La cour de cassation peut rendre trois types de décision :

  • Arrêt de non admission

Sans motivation la Cour décide que le pourvoi ne mérite pas de réponse. C’est une technique de désengorgement.

  • Arrêt de rejet

Les critiques développées à l’encontre de la décision ne sont pas fondées. Alors la procédure s’achève là. On dit que la décision est impeccable en Droit.

  • Arrêt de cassation

La Cour « casse et annule ». La décision est annulée, comme si elle n’avait jamais existée. La Cour va renvoyer les parties devant une autre Cour d’appel composée d’autres juges pour qu’elle statue à nouveau. Le procès recommence comme si de rien n’était, et la Cour rend le jugement qu’elle veut et peut statuer de la même manière que la précédente (c’est un cas de résistance des juges du fond). En cas de résistance un nouveau pourvoi peut être formé, si la Cour de Cassation développe les mêmes critiques, l’assemblée plénière est saisie, elle peut désavouer la décision de la Cour de cassation et donner raison aux juges du fond. Mais si elle rend un arrêt de cassation et qu’elle renvoie le dossier devant une Cour d’appel, elle est tenue d’appliquer la décision de la Cours de cassation.

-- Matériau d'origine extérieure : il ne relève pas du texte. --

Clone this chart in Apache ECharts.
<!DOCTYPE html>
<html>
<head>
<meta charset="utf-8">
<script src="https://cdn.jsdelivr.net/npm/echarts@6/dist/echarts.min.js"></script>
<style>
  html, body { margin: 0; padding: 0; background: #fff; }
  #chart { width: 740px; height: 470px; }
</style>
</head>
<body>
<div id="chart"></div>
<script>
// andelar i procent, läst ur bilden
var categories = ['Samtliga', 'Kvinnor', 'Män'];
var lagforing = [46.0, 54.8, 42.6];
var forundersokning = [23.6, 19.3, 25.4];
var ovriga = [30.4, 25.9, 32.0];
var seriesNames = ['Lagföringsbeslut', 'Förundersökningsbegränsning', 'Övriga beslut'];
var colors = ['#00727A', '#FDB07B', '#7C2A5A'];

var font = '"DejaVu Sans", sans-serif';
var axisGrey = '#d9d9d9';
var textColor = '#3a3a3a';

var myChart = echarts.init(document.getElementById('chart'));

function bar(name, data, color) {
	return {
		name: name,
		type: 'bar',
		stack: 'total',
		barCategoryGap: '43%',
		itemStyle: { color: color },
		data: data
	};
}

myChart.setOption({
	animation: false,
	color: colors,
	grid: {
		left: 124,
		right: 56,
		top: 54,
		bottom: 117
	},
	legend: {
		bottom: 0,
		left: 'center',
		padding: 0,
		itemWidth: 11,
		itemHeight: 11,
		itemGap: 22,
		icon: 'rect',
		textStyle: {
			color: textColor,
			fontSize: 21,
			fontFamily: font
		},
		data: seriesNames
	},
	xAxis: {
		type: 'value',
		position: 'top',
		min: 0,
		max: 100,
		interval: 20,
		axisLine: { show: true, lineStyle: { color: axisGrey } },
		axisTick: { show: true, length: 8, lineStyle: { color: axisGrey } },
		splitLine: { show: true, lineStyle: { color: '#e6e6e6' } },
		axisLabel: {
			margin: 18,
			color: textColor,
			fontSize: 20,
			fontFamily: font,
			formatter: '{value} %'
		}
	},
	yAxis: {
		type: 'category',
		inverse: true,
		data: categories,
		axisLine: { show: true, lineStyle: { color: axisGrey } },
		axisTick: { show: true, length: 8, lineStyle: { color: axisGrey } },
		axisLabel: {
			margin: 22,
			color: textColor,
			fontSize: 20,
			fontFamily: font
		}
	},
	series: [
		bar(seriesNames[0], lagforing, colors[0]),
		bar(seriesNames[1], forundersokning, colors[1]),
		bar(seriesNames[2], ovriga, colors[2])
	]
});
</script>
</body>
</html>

  • Arrêt de cassation sans renvoi

Rarement le constat que les juges du fond ont méconnus une règle de droit n’impose pas qu’il y ait renvoi après l’arrêt de cassation. La Cour n’est toujours pas juge des faits, mais elle peut donner la solution du litige (prescription). C’est exceptionnel.

Des juges peuvent aussi saisir la Cour de cassation pour demander son avis sur l’interprétation d’une règle de droit, avis indicatif généralement suivi.

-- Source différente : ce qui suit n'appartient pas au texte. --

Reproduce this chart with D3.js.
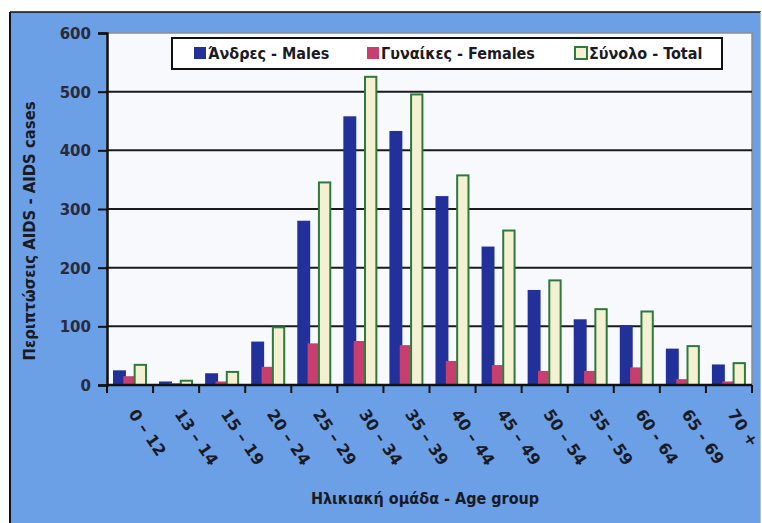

La décision de la Cour de cassation met fin au procès, les justiciables ont épuisés les voies de recours internes et peuvent saisir la Cour européenne des droits de l’homme qui ne refait pas le procès, mais cherche seulement à savoir si l’Etat français a respecté ses obligations internationales. Cette Cour n’annule pas la décision de la cour de cassation, mais allouer une compensation monétaire à la personne victime de la méconnaissance de ses droits.